Éduquer à la pratique du vélo
Le savoir rouler à vélo marque la dernière priorité du club. Programme déjà existant pour les enfants de 6 à 11 ans, le but est de « remettre en selle de nombreuses personnes ». La priorité s’adresse notamment aux quartiers politiques de la ville, où « les obstacles culturels sont plus importants, notamment en ce qui concerne le vélo » selon Françoise Rossignol. Le Club plaide alors pour l’apport de moyens financiers aux collectivités pour généraliser cette formation à l’échelle nationale.

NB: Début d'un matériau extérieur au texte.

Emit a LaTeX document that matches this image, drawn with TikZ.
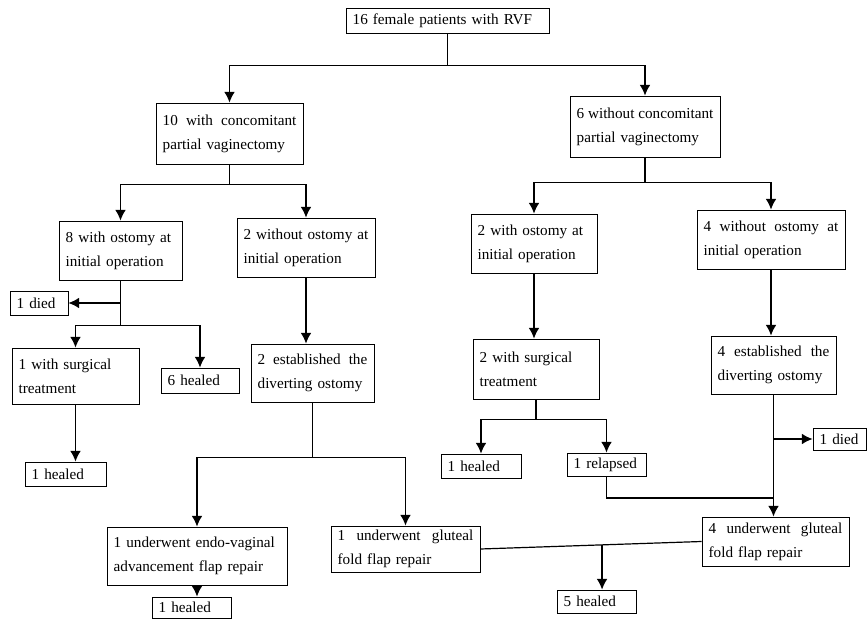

Le vélo, « éduquer à sa pratique »
Cette mesure répondrait à une autre inquiétude d’ordre sécuritaire. La maîtrise du vélo pour tous sur la voie publique apparaît nécessaire pour les habitués du vélo, constatant un plus grand nombre d’usagers en zone urbaine et péri-urbaine. « À Dijon, j’ai eu quelques accroches avec d’autres cyclistes car certains ne respectent pas le sens de circulation, signale Marie. On part du principe qu’un vélo n’est pas un vrai moyen de locomotion et privilégié pour la détente. Peut-être est-ce la raison d’une négligence sur certaines conduites à vélo, de jour comme de nuit ».
Comme Marie, Pierre constate un non respect du code de la route, tendant à fragiliser davantage la sécurité publique. « Je pense que beaucoup de gens ont découvert le vélo avec la Covid, alors qu’ils ne maitrisent pas ses fondamentaux. Il faudrait éduquer à sa pratique. Actuellement, cela devient un vrai danger pour les piétons, les autres cyclistes, et les automobilistes ». Les propositions détaillées par le Club seront portées dans le cadre des prochaines élections présidentielles et législatives. La FUB et Vélo & Territoires, deux associations partenaires, se joignent à cette démarche.